Young Henry: The Rise of Henry Vlll
This new biography concentrates on Henry VIII’s life up until the triumphant coronation of the pregnant Anne Boleyn in 1533. The first chapters chart the accession to the throne of Henry’s father and his urgent need to establish the legitimacy of the Tudor dynasty. The first half of the 16th century is riddled with “what ifs”, which this book highlights to great effect. What if Prince Arthur had not died in 1502? What then for Henry, duke of York, or even, as it has been suggested his father intended, Henry, archbishop of Canterbury? What if Henry’s marriage to Katherine of Aragon had produced the longed-for heir?
The book is well researched, drawing copiously on original resources to show a world of breathtaking luxury and extravagance, of pomp and pageantry, scheming, political chicanery, brutality and personal tragedy.

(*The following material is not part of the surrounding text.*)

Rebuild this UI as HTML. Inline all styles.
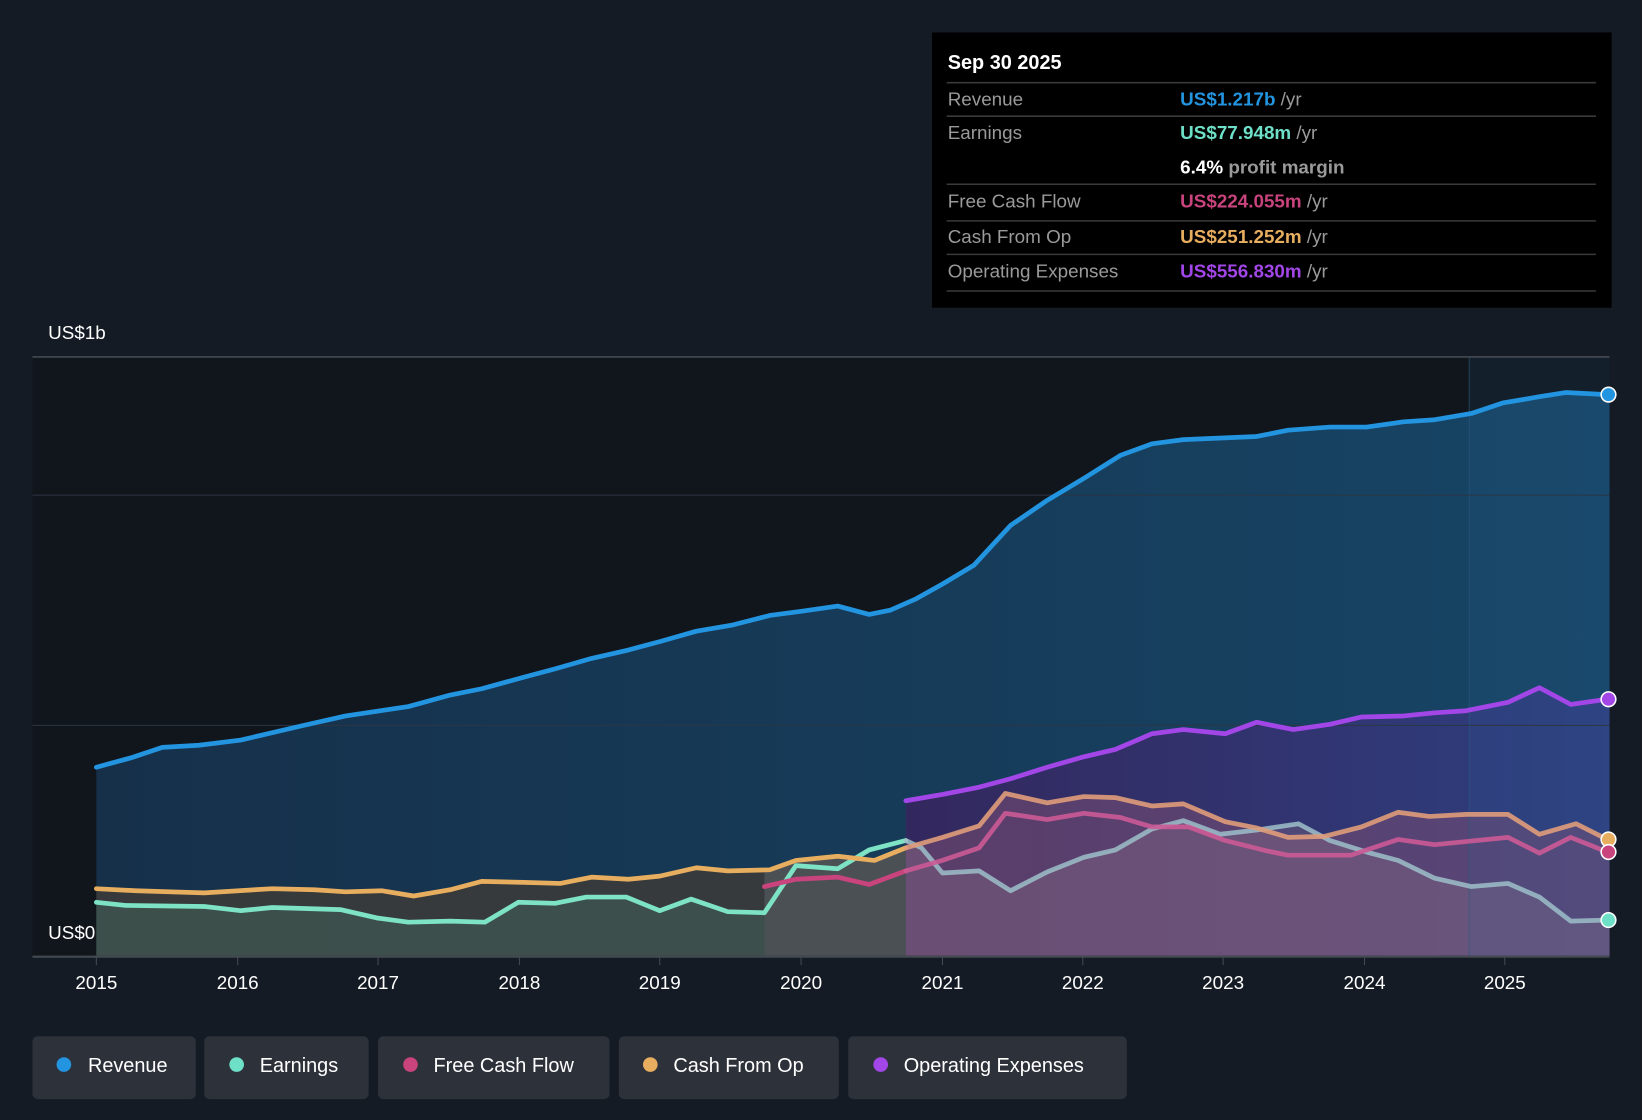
<!DOCTYPE html>
<html><head><meta charset="utf-8"><style>
html,body{margin:0;padding:0;background:#151b24;}
svg{display:block;font-family:"Liberation Sans",sans-serif;}
</style></head><body>
<svg width="1642" height="1120" viewBox="0 0 1568 1070" preserveAspectRatio="none" xmlns="http://www.w3.org/2000/svg">
<defs>
<linearGradient id="rev" x1="0" y1="0" x2="1" y2="0"><stop offset="0" stop-color="#16304a"/><stop offset="1" stop-color="#174566"/></linearGradient>
<linearGradient id="opx" x1="0" y1="0" x2="1" y2="0"><stop offset="0" stop-color="#33285e"/><stop offset="1" stop-color="#2f3f80"/></linearGradient>
</defs>
<rect width="1568" height="1070" fill="#151b24"/>
<rect x="31" y="341" width="1506" height="572" fill="#11151c"/>
<!-- revenue area -->
<polygon fill="url(#rev)" points="92,913 92,733 125,724 155,714 190,712 230,707 290,693 330,684 390,675 430,664 460,658 500,647 530,639 565,629 600,621 630,613 665,603 700,597 735,588 765,584 800,579 830,587 850,583 875,572 900,558 930,540 965,502 1000,478 1035,457 1070,435 1100,424 1130,420 1200,417 1230,411 1270,408 1305,408 1340,403 1370,401 1405,395 1435,385 1470,379 1495,375 1535,377 1537,377 1537,913"/>
<!-- opex area -->
<polygon fill="url(#opx)" points="865,913 865,765 900,759 935,752 965,744 1000,733 1035,723 1065,716 1100,701 1130,697 1170,701 1200,690 1235,697 1270,692 1300,685 1340,684 1370,681 1400,679 1440,671 1470,657 1500,673 1537,668 1537,913"/>
<!-- cfo area pre -->
<polygon fill="#3b3b3a" opacity="0.9" points="92,913 92,849 130,851 195,853 260,849 300,850 330,852 365,851 395,856 430,850 460,842 500,843 535,844 565,838 600,840 630,837 665,829 695,832 730,831 730,913"/>
<polygon fill="#555" opacity="0.85" points="730,913 730,831 760,822 800,818 835,822 865,810 865,913"/>
<polygon fill="#7a4f72" opacity="0.55" points="865,913 865,810 900,800 935,789 960,758 1000,767 1035,761 1065,762 1100,770 1130,768 1170,785 1200,791 1230,800 1265,799 1300,790 1335,776 1365,780 1400,778 1440,778 1470,797 1505,787 1537,802 1537,913"/>
<!-- earnings area pre -->
<polygon fill="#3d5550" opacity="0.8" points="92,913 92,862 120,865 195,866 230,870 260,867 325,869 360,877 390,881 430,880 463,881 495,862 530,863 560,857 598,857 630,870 660,859 695,871 730,872 730,913"/>
<polygon fill="#8a7088" opacity="0.35" points="865,913 865,803 880,810 900,834 935,832 965,851 1000,833 1035,819 1065,812 1100,792 1130,784 1165,797 1200,793 1240,787 1270,803 1305,814 1335,822 1370,839 1405,847 1440,844 1470,857 1500,880 1537,879 1537,913"/>
<!-- forecast shade -->
<rect x="1403" y="341" width="134" height="572" fill="#2a6a9a" opacity="0.12"/>
<line x1="1403" y1="341" x2="1403" y2="913" stroke="#2a5a80" stroke-width="1" opacity="0.6"/>
<!-- grid -->
<line x1="31" y1="341" x2="1537" y2="341" stroke="#444a52" stroke-width="1.5"/>
<line x1="31" y1="473" x2="1537" y2="473" stroke="#2c3644" stroke-width="1"/>
<line x1="31" y1="693" x2="1537" y2="693" stroke="#2c3644" stroke-width="1"/>
<line x1="31" y1="914" x2="1537" y2="914" stroke="#444a52" stroke-width="2"/>
<g stroke="#444a52" stroke-width="1">
<line x1="92" y1="914" x2="92" y2="922"/><line x1="227" y1="914" x2="227" y2="922"/><line x1="361" y1="914" x2="361" y2="922"/><line x1="496" y1="914" x2="496" y2="922"/><line x1="630" y1="914" x2="630" y2="922"/><line x1="765" y1="914" x2="765" y2="922"/><line x1="900" y1="914" x2="900" y2="922"/><line x1="1034" y1="914" x2="1034" y2="922"/><line x1="1168" y1="914" x2="1168" y2="922"/><line x1="1303" y1="914" x2="1303" y2="922"/><line x1="1437" y1="914" x2="1437" y2="922"/>
</g>
<!-- lines -->
<g fill="none" stroke-width="4.5" stroke-linejoin="round" stroke-linecap="round">
<polyline stroke="#2394df" points="92,733 125,724 155,714 190,712 230,707 290,693 330,684 390,675 430,664 460,658 500,647 530,639 565,629 600,621 630,613 665,603 700,597 735,588 765,584 800,579 830,587 850,583 875,572 900,558 930,540 965,502 1000,478 1035,457 1070,435 1100,424 1130,420 1200,417 1230,411 1270,408 1305,408 1340,403 1370,401 1405,395 1435,385 1470,379 1495,375 1535,377"/>
<polyline stroke="#7de3c4" points="92,862 120,865 195,866 230,870 260,867 325,869 360,877 390,881 430,880 463,881 495,862 530,863 560,857 598,857 630,870 660,859 695,871 730,872 760,827 800,830 830,812 865,803"/>
<polyline stroke="#9dbfca" opacity="0.85" points="865,803 880,810 900,834 935,832 965,851 1000,833 1035,819 1065,812 1100,792 1130,784 1165,797 1200,793 1240,787 1270,803 1305,814 1335,822 1370,839 1405,847 1440,844 1470,857 1500,880 1535,879"/>
<polyline stroke="#e8ae5f" points="92,849 130,851 195,853 260,849 300,850 330,852 365,851 395,856 430,850 460,842 500,843 535,844 565,838 600,840 630,837 665,829 695,832 735,831 760,822 800,818 835,822 865,810"/>
<polyline stroke="#e09c7a" opacity="0.9" points="865,810 900,800 935,789 960,758 1000,767 1035,761 1065,762 1100,770 1130,768 1170,785 1200,791 1230,800 1265,799 1300,790 1335,776 1365,780 1400,778 1440,778 1470,797 1505,787 1535,802"/>
<polyline stroke="#c9437d" points="730,847 760,840 800,838 830,845 865,832"/>
<polyline stroke="#cc5a96" opacity="0.9" points="865,832 900,822 935,810 960,777 1000,783 1035,777 1070,781 1100,790 1135,790 1170,803 1210,813 1230,817 1290,817 1335,802 1370,807 1400,804 1440,800 1470,815 1500,800 1535,814"/>
<polyline stroke="#a346e8" points="865,765 900,759 935,752 965,744 1000,733 1035,723 1065,716 1100,701 1130,697 1170,701 1200,690 1235,697 1270,692 1300,685 1340,684 1370,681 1400,679 1440,671 1470,657 1500,673 1535,668"/>
</g>
<g stroke="#fff" stroke-width="1.5">
<circle cx="1536" cy="377" r="7" fill="#2394df"/>
<circle cx="1536" cy="668" r="7" fill="#a346e8"/>
<circle cx="1536" cy="802" r="7" fill="#e8ae5f"/>
<circle cx="1536" cy="814" r="7" fill="#c9437d"/>
<circle cx="1536" cy="879" r="7" fill="#6ee0c8"/>
</g>
<text x="46" y="324" fill="#fff" font-size="18">US$1b</text>
<text x="46" y="897" fill="#fff" font-size="18">US$0</text>
<g fill="#fff" font-size="18" text-anchor="middle">
<text x="92" y="945">2015</text><text x="227" y="945">2016</text><text x="361" y="945">2017</text><text x="496" y="945">2018</text><text x="630" y="945">2019</text><text x="765" y="945">2020</text><text x="900" y="945">2021</text><text x="1034" y="945">2022</text><text x="1168" y="945">2023</text><text x="1303" y="945">2024</text><text x="1437" y="945">2025</text>
</g>
<!-- tooltip -->
<rect x="890" y="31" width="649" height="263" fill="#000"/>
<text x="905" y="66" fill="#fff" font-size="19" font-weight="bold">Sep 30 2025</text>
<g stroke="#3a3a3a" stroke-width="1.5">
<line x1="904" y1="79" x2="1524" y2="79"/><line x1="904" y1="111" x2="1524" y2="111"/><line x1="904" y1="176" x2="1524" y2="176"/><line x1="904" y1="211" x2="1524" y2="211"/><line x1="904" y1="243" x2="1524" y2="243"/><line x1="904" y1="278" x2="1524" y2="278"/>
</g>
<g font-size="18" fill="#9a9a9a">
<text x="905" y="101">Revenue</text>
<text x="905" y="133">Earnings</text>
<text x="905" y="198">Free Cash Flow</text>
<text x="905" y="232">Cash From Op</text>
<text x="905" y="265">Operating Expenses</text>
</g>
<g font-size="18" font-weight="bold">
<text x="1127" y="101"><tspan fill="#2394df">US$1.217b</tspan><tspan fill="#9a9a9a" font-weight="normal"> /yr</tspan></text>
<text x="1127" y="133"><tspan fill="#6ee0c8">US$77.948m</tspan><tspan fill="#9a9a9a" font-weight="normal"> /yr</tspan></text>
<text x="1127" y="166"><tspan fill="#fff">6.4%</tspan><tspan fill="#9a9a9a"> profit margin</tspan></text>
<text x="1127" y="198"><tspan fill="#c9437d">US$224.055m</tspan><tspan fill="#9a9a9a" font-weight="normal"> /yr</tspan></text>
<text x="1127" y="232"><tspan fill="#e8ae5f">US$251.252m</tspan><tspan fill="#9a9a9a" font-weight="normal"> /yr</tspan></text>
<text x="1127" y="265"><tspan fill="#a346e8">US$556.830m</tspan><tspan fill="#9a9a9a" font-weight="normal"> /yr</tspan></text>
</g>
<!-- legend -->
<g fill="#2d313a">
<rect x="31" y="990" width="156" height="60" rx="5"/>
<rect x="195" y="990" width="157" height="60" rx="5"/>
<rect x="361" y="990" width="221" height="60" rx="5"/>
<rect x="591" y="990" width="210" height="60" rx="5"/>
<rect x="810" y="990" width="266" height="60" rx="5"/>
</g>
<circle cx="61" cy="1017" r="7" fill="#2394df"/>
<circle cx="226" cy="1017" r="7" fill="#6ee0c8"/>
<circle cx="392" cy="1017" r="7" fill="#c9437d"/>
<circle cx="621" cy="1017" r="7" fill="#e8ae5f"/>
<circle cx="841" cy="1017" r="7" fill="#a346e8"/>
<g fill="#fff" font-size="19">
<text x="84" y="1024">Revenue</text>
<text x="248" y="1024">Earnings</text>
<text x="414" y="1024">Free Cash Flow</text>
<text x="643" y="1024">Cash From Op</text>
<text x="863" y="1024">Operating Expenses</text>
</g>
</svg>
</body></html>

However, it does not give us anything new, and the truncated time-frame makes it feel inconclusive. Much about Henry’s childhood among his adoring nursemaids and the effect of this on the character of the adult ruler can only be speculation. I know it was the author’s intention to show us Henry VIII before he morphed from Renaissance prince into the obese tyrant of popular legend, but by leaving us at the high point of 1533, we only witness the devastating fall-out of the king’s desperation for an heir in an epilogue and character biographies sketching the events of the next 14 years and the fate of the people we have encountered in these pages.
Nevertheless, this would be an interesting addition to the library of anyone interested in the Tudor era.